Análisis

Andrés Francisco rodríguez quesada

Las llagas de Jesucristo

Las jóvenes generaciones, desde una cosmovisión global y acomodada de la vida y del mundo, jamás se podían imaginar una situación tan esperpéntica como la que nos ha tocado vivir en la hora presente. Una guerra en el mismo corazón de la Europa de las «5G». Estos días estamos asistiendo al espectáculo de ver cómo millones de personas desplazadas vagan por múltiples países, así como a miles de personas que caen en una tierra que en vez de proveer para su presente y su futuro se convierte en una fosa donde ni siquiera se levantan unas dignas tumbas para cobijen sus restos. Pies cansados y doloridos de huir buscan en vano cireneos que los ayuden a levantar sus cruces. Sus voces resuenan como campanas al viento que nadie escucha.

Estamos en un mundo profundamente llagado y mientras las llagas sigan surcando la bendita tierra que el Creador nos regaló para que la administráramos, ¿quién puede traer un mínimo de esperanza a un mundo desolado y desesperanzado? ¿quién puede susurrarnos, quam suave brisa, que nos esperan días mejores y que lo mejor está por llegar? (cf.
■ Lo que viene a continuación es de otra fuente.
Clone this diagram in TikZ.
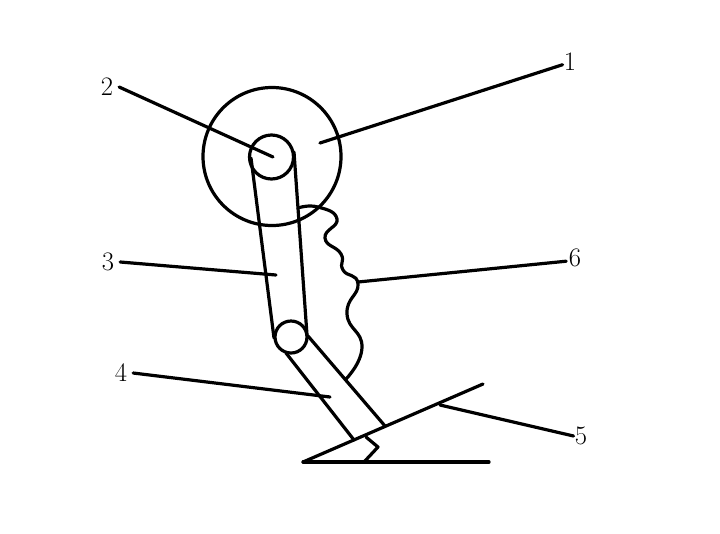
\documentclass[tikz,border=0pt]{standalone}

\tikzset{
  part/.style={line width=2.4pt,line cap=round,line join=round},
  numlabel/.style={inner sep=0pt,outer sep=4.5pt,font=\fontsize{20}{20}\selectfont}
}

\begin{document}
\begin{tikzpicture}
[x=0.75pt,y=-0.75pt,every path/.append style={part}]
\useasboundingbox (0,0) rectangle (720,533);
% wheel and joints
\node (wheel) [circle,draw,part,minimum size=138*0.75pt,inner sep=0pt] at (272,156.5) {};
\node (hub) [circle,draw,part,minimum size=44*0.75pt,inner sep=0pt] at (271.5,157) {};
\node (joint) [circle,draw,part,minimum size=32*0.75pt,inner sep=0pt] at (291,337) {};
% base
\coordinate (wedgetip) at (303,462);
\coordinate (wedgeend) at (483,384);
\coordinate (baseend) at (489,462);
\draw (wedgetip) -- (wedgeend);
\draw (wedgetip) -- (baseend);
\draw (366,437) -- (378,447) -- (364,462);
% arms
\draw (251,158) -- (274,338);
\draw (294,152) -- (307,335);
\draw (286,353) -- (354,440);
\draw (308,336) -- (385,426);
% spring
\coordinate (springmid) at (358,282);
\draw plot[smooth,tension=0.9] coordinates {(298,208) (318,207) (337,219)
  (325,238) (341,254) (343,270) (358,284)
  (347,314) (362,347) (346,379)};
% numbers
\node (n1) [numlabel,outer sep=1pt] at (570,62) {1};
\node (n2) [numlabel] at (107,87) {2};
\node (n3) [numlabel] at (108,262) {3};
\node (n4) [numlabel] at (121,373) {4};
\node (n5) [numlabel,outer sep=1pt] at (581,436) {5};
\node (n6) [numlabel,outer sep=2pt] at (575,258) {6};
% leaders
\coordinate (p1) at (320,143);
\coordinate (p2) at (273,157);
\coordinate (p3) at (276,275);
\coordinate (p4) at (330,397);
\coordinate (p5) at (440,405);
\draw (n1.200) -- (p1);
\draw (n2.east) -- (p2);
\draw (n3.east) -- (p3);
\draw (n4.east) -- (p4);
\draw (n5.west) -- (p5);
\draw (n6.200) -- (springmid);
\end{tikzpicture}
\end{document}
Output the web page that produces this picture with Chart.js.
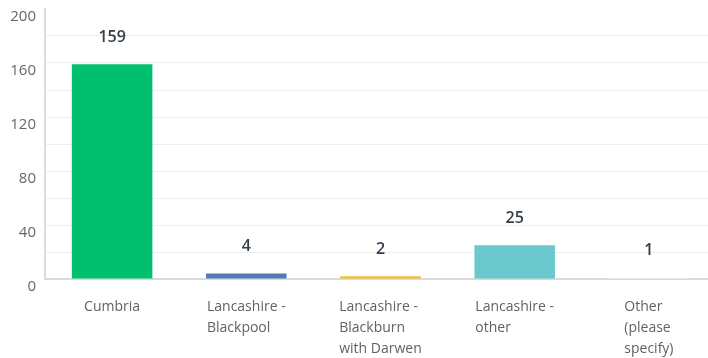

Jn 2, 1-12).

La respuesta emerge por sí sola: solo un Cristo llagado que ha pasado por la muerte puede infundirnos esperanza y vida: es el Cristo de la mañana de Pascua que seguimos hiriendo a causa de nuestros egoísmos. Un Cristo que conociendo el dolor extremo del desprecio y del abandono en la cruz es capaz de resucitar glorioso. Son las llagas con las que se presenta ante María Magdalena o ante sus discípulos (cf. Jn 20, 25). Y lo hace, porque son la seña de identidad del Señor Resucitado. En efecto, el cuerpo cubierto de llagas son la muestra del amor que Cristo tiene por cada uno de nosotros porque «nadie tiene amor más grande que aquél que da su vida por aquellos a los que ama» (cf. Jn 15,13). Un amor que Cristo comienza a derramar de forma sobreabundante desde la misma cruz.

El Cristo que hoy necesita el mundo no es el Cristo almibarado y timorato de épocas pretéritas. Un Cristo fracasado que ha vaciado nuestras Iglesias. El Cristo del cual el mundo tiene una imperiosa necesidad es el Resucitado. El único que puede desplegar ante un mundo transido por el pecado la garantía de la victoria en su propio cuerpo. Un cuerpo que se ofrece libremente por la salvación del mundo. Ningún otro dios que no haya experimentado en su propio cuerpo el egoísmo del corazón humano, el sufrimiento, el dolor o el abandono nos podrá aliviar en este momento trágico de nuestra historia.

Jesucristo no fue un profesor de moral ni un personaje modélico al cual admirar, sino nuestro Redentor. Aquel que fue capaz de tomar sobre sí lo peor de un mundo corrompido y convertirlo en ocasión de salvación por el poder de Dios. Cristo es aquél que desarmado puede entablar batalla con las únicas armas de la bondad, el amor y el perdón. Así las cosas, las llagas de Cristo nos enseñan que la vida es un combate y que solo si lo entablamos de su mano y con sus armas correremos su mismo destino. Sus llagas nos enseñan que la cruz de cada día es la llave de la puerta del cielo; que sin Viernes Santo no habrá Domingo de Resurrección. Que sin corona de espinas no habrá aureola de luz y que, si no sufrimos con Él, no reinaremos con Él. Pero, por otro lado, las llagas de Jesús nos recuerdan que ellas mismas son garantía de victoria y de salvación. Jesús dijo «yo he vencido al mundo» y nosotros lo haremos con Él si nos mantenemos a su lado.

Es urgente, pues, que despertemos del letargo del confort en el que nos hemos instalados casi impasibles ante lo que no nos afecte directamente a nosotros o, como mucho, a nuestros más allegados. Es hora de dejarnos fascinar por la figura de Aquel que entrega su vida por nosotros y de darlo a conocer con nuestra vida entera. Es el momento oportuno para dejarnos conmover como Él lo hizo por los hermanos que sufren a nuestro alrededor y entablar su mismo combate contra el mal. Estamos llamados a contemplar las llagas de Cristo en los que sufren y combatir con las mismas armas que nuestro Redentor contra aquellos que las provocan.

Que esta Semana Santa no pase de largo como una más del calendario, sino que nos haga conscientes de la urgencia de volver nuestro rostro a Cristo Redentor y, desde su mirada, entablar un combate decidido contra el mal que enraíza por doquier con nombres y formas muy diversas. Un mal que sigue agrandando las llagas de nuestro Señor, pero que no tiene la última palabra, pues ya fue derrotado el Domingo de Pascua.